▶ _Written request_
In the entries below, print exactly the lines from the first through the one with "1.08, 1.09, 1.11]", both included, and none of the pictures.

▶ _Exercise materials_

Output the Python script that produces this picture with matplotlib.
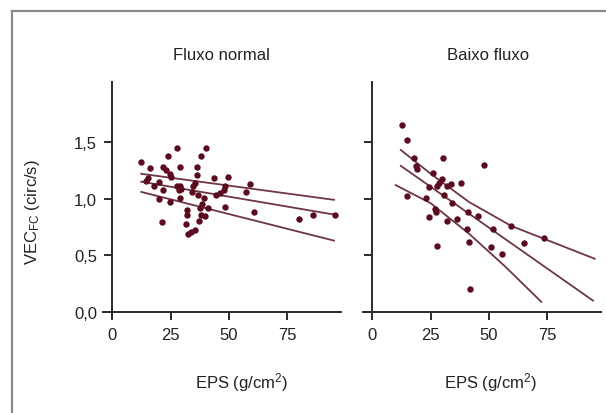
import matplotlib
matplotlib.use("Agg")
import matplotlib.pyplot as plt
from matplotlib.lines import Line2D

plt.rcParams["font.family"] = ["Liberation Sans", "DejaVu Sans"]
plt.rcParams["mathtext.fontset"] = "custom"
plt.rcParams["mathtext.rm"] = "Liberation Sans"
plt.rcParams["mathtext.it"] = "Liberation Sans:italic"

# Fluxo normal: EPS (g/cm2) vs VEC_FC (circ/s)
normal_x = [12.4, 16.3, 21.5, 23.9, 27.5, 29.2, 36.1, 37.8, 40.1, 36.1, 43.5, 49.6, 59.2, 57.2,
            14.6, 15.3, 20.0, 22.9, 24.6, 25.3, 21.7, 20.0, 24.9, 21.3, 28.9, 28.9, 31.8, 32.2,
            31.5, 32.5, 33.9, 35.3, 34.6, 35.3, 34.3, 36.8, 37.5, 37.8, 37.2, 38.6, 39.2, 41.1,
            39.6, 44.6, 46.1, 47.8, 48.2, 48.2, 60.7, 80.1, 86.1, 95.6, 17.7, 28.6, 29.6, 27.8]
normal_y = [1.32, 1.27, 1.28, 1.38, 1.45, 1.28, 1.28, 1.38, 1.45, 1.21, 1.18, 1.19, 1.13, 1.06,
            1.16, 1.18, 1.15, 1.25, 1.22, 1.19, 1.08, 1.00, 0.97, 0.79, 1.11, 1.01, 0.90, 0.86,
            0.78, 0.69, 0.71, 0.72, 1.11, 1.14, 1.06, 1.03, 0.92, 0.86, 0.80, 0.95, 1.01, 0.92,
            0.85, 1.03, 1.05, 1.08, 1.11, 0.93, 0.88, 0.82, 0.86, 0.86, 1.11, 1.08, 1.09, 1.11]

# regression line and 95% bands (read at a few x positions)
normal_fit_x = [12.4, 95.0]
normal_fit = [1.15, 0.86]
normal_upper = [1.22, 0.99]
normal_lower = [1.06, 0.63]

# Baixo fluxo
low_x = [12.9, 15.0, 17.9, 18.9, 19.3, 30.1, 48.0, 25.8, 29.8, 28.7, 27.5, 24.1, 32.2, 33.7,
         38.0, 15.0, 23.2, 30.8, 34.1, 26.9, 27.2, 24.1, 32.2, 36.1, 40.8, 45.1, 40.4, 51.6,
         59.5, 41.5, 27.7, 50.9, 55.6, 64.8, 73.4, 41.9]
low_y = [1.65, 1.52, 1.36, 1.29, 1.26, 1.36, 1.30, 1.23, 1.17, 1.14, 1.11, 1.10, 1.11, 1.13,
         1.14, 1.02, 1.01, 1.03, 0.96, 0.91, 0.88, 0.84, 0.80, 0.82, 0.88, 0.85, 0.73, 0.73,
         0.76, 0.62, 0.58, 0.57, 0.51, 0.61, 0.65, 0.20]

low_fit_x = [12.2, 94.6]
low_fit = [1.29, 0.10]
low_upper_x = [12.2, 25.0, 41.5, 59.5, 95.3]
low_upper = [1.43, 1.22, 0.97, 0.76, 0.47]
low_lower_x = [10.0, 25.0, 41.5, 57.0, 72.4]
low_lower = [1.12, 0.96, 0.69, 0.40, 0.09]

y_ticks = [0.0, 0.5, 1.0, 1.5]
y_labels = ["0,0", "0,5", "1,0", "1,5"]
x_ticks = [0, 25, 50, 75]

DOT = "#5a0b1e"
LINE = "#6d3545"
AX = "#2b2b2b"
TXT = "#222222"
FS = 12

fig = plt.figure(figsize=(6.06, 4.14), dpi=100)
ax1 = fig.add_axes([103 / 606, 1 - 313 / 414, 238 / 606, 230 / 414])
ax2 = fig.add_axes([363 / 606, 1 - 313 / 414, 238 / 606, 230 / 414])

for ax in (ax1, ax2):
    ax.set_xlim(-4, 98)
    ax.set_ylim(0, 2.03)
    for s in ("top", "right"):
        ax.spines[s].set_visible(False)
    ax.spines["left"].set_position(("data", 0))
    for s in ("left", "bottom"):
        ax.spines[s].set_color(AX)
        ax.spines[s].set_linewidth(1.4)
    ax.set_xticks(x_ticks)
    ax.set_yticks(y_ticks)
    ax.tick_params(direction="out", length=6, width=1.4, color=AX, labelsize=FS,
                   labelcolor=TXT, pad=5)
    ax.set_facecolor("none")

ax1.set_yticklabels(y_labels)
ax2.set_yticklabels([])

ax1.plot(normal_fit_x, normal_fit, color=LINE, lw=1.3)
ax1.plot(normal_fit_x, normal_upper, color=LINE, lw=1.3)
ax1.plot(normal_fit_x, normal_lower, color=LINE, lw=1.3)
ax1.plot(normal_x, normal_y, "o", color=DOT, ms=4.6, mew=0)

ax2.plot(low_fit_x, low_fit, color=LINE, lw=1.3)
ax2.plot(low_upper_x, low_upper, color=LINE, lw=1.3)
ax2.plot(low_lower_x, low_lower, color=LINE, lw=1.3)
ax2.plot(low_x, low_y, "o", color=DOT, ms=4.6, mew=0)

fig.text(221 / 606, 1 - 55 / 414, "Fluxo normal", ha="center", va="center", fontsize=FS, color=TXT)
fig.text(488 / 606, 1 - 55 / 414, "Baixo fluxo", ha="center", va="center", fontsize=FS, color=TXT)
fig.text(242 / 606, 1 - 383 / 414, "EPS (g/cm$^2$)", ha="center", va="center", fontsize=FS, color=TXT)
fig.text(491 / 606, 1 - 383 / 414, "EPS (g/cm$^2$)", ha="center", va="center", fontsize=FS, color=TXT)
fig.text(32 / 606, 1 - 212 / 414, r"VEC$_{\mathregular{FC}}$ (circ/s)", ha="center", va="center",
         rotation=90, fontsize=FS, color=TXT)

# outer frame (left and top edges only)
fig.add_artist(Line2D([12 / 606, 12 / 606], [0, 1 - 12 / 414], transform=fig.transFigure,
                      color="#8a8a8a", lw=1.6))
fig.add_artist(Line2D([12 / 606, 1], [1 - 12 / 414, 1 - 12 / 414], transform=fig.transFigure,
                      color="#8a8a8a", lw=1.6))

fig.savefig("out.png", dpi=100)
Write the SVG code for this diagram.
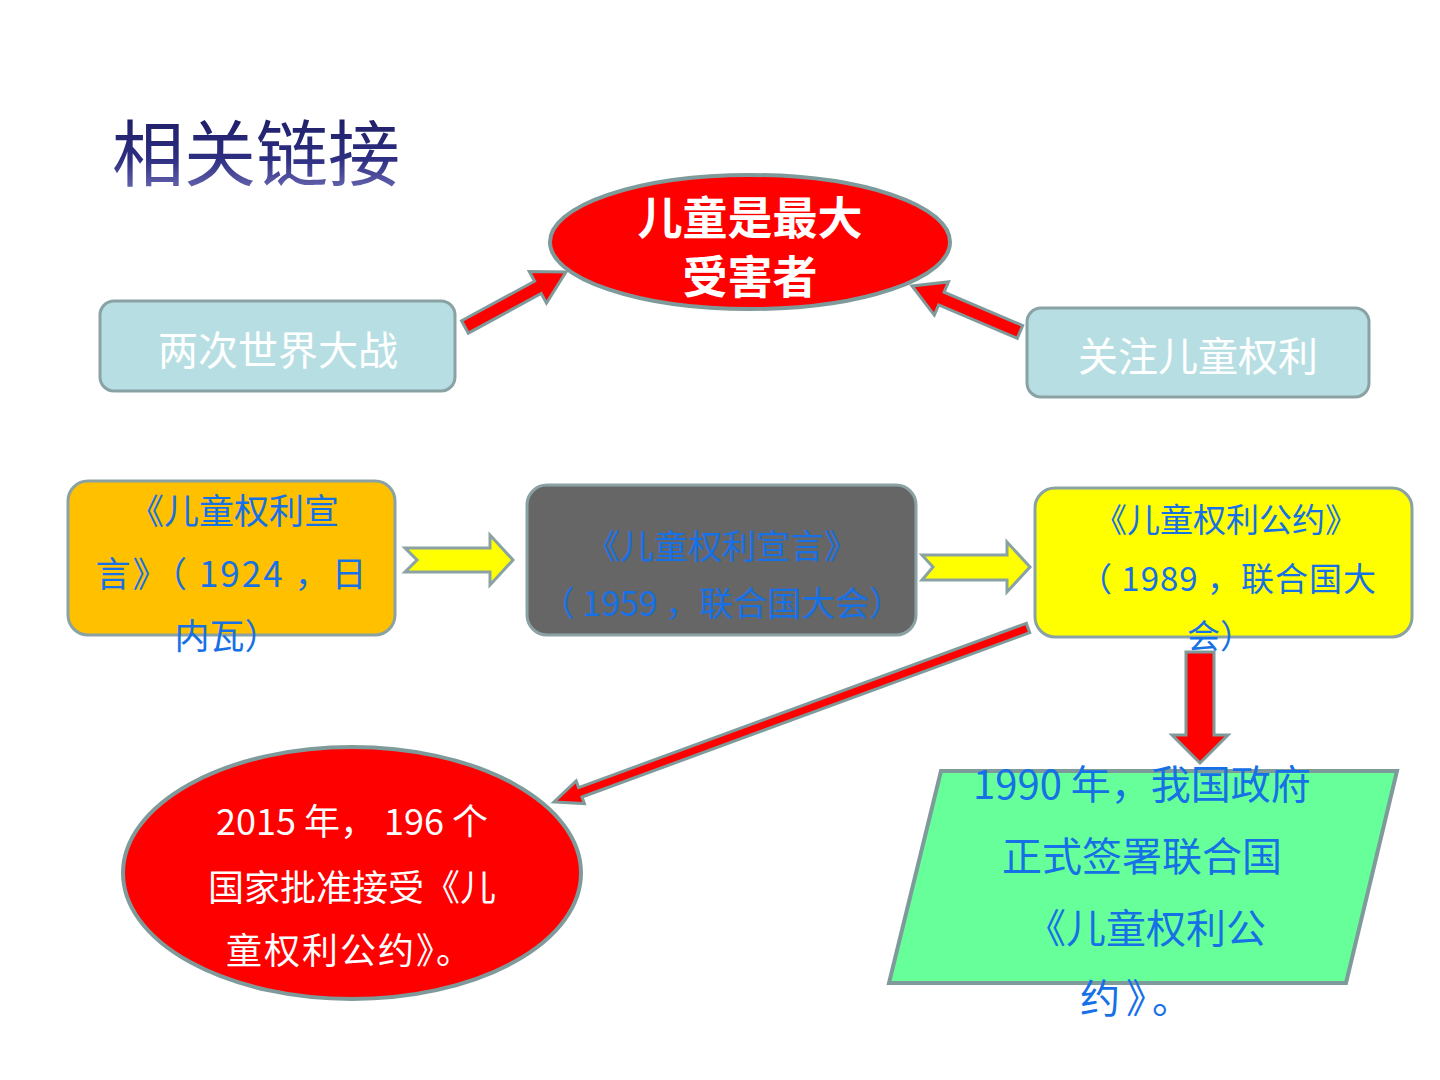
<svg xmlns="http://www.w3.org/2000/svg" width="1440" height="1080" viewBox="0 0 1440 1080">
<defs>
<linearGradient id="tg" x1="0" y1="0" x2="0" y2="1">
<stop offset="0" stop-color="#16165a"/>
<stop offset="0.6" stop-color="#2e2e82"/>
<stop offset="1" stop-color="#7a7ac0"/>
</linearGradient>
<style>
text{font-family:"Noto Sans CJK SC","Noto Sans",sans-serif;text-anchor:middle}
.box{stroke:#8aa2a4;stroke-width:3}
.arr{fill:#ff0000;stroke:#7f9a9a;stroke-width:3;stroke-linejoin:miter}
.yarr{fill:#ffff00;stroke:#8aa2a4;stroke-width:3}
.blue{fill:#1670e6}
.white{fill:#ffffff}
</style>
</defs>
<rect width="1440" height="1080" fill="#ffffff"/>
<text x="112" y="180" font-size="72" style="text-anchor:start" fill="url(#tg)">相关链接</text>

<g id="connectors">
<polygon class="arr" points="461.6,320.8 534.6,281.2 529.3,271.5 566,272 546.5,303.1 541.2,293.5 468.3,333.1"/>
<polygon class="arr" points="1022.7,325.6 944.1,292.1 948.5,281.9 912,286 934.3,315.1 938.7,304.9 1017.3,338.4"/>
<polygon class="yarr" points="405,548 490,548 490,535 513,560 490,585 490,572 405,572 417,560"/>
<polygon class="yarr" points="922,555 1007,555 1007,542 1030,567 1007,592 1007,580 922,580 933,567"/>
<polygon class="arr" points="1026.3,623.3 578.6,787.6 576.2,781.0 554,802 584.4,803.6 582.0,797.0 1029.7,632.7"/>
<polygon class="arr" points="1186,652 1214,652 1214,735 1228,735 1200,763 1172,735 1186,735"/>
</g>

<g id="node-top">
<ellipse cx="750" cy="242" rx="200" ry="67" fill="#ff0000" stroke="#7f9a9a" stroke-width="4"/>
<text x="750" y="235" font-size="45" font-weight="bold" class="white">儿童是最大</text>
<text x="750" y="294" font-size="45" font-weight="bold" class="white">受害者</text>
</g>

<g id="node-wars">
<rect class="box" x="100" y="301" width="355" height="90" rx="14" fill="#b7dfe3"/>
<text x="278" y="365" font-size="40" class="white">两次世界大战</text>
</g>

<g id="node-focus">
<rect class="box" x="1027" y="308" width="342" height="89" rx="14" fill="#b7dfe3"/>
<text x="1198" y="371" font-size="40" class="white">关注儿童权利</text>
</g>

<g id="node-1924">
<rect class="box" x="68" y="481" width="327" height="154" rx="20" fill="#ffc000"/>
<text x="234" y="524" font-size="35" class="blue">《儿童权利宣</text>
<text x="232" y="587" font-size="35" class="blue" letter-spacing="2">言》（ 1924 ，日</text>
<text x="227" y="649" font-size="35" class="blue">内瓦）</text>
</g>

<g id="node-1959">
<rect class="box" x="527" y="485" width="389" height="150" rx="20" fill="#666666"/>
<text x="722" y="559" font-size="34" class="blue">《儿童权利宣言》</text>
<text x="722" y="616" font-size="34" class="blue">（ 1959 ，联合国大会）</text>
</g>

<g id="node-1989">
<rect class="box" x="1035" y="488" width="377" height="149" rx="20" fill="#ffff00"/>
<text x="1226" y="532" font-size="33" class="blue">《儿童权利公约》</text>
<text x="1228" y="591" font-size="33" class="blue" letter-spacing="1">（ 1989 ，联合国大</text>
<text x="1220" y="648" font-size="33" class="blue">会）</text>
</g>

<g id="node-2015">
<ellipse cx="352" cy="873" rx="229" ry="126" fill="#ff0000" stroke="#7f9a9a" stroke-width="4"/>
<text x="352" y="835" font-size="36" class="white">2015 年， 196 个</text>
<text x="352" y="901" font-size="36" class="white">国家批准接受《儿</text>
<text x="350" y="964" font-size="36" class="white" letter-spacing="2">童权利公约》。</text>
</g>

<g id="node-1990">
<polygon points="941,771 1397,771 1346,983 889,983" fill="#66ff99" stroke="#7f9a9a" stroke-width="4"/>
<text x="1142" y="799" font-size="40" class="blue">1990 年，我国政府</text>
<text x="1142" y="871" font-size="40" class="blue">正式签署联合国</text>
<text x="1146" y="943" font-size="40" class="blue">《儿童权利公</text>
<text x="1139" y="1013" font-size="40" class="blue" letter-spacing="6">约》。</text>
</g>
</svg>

▶ _Exercise response_
Output the Python script that produces this picture with matplotlib.
import matplotlib
matplotlib.use("Agg")
import matplotlib.pyplot as plt
from matplotlib.lines import Line2D

plt.rcParams["font.family"] = ["Liberation Sans", "DejaVu Sans"]
plt.rcParams["mathtext.fontset"] = "custom"
plt.rcParams["mathtext.rm"] = "Liberation Sans"
plt.rcParams["mathtext.it"] = "Liberation Sans:italic"

# Fluxo normal: EPS (g/cm2) vs VEC_FC (circ/s)
normal_x = [12.4, 16.3, 21.5, 23.9, 27.5, 29.2, 36.1, 37.8, 40.1, 36.1, 43.5, 49.6, 59.2, 57.2,
            14.6, 15.3, 20.0, 22.9, 24.6, 25.3, 21.7, 20.0, 24.9, 21.3, 28.9, 28.9, 31.8, 32.2,
            31.5, 32.5, 33.9, 35.3, 34.6, 35.3, 34.3, 36.8, 37.5, 37.8, 37.2, 38.6, 39.2, 41.1,
            39.6, 44.6, 46.1, 47.8, 48.2, 48.2, 60.7, 80.1, 86.1, 95.6, 17.7, 28.6, 29.6, 27.8]
normal_y = [1.32, 1.27, 1.28, 1.38, 1.45, 1.28, 1.28, 1.38, 1.45, 1.21, 1.18, 1.19, 1.13, 1.06,
            1.16, 1.18, 1.15, 1.25, 1.22, 1.19, 1.08, 1.00, 0.97, 0.79, 1.11, 1.01, 0.90, 0.86,
            0.78, 0.69, 0.71, 0.72, 1.11, 1.14, 1.06, 1.03, 0.92, 0.86, 0.80, 0.95, 1.01, 0.92,
            0.85, 1.03, 1.05, 1.08, 1.11, 0.93, 0.88, 0.82, 0.86, 0.86, 1.11, 1.08, 1.09, 1.11]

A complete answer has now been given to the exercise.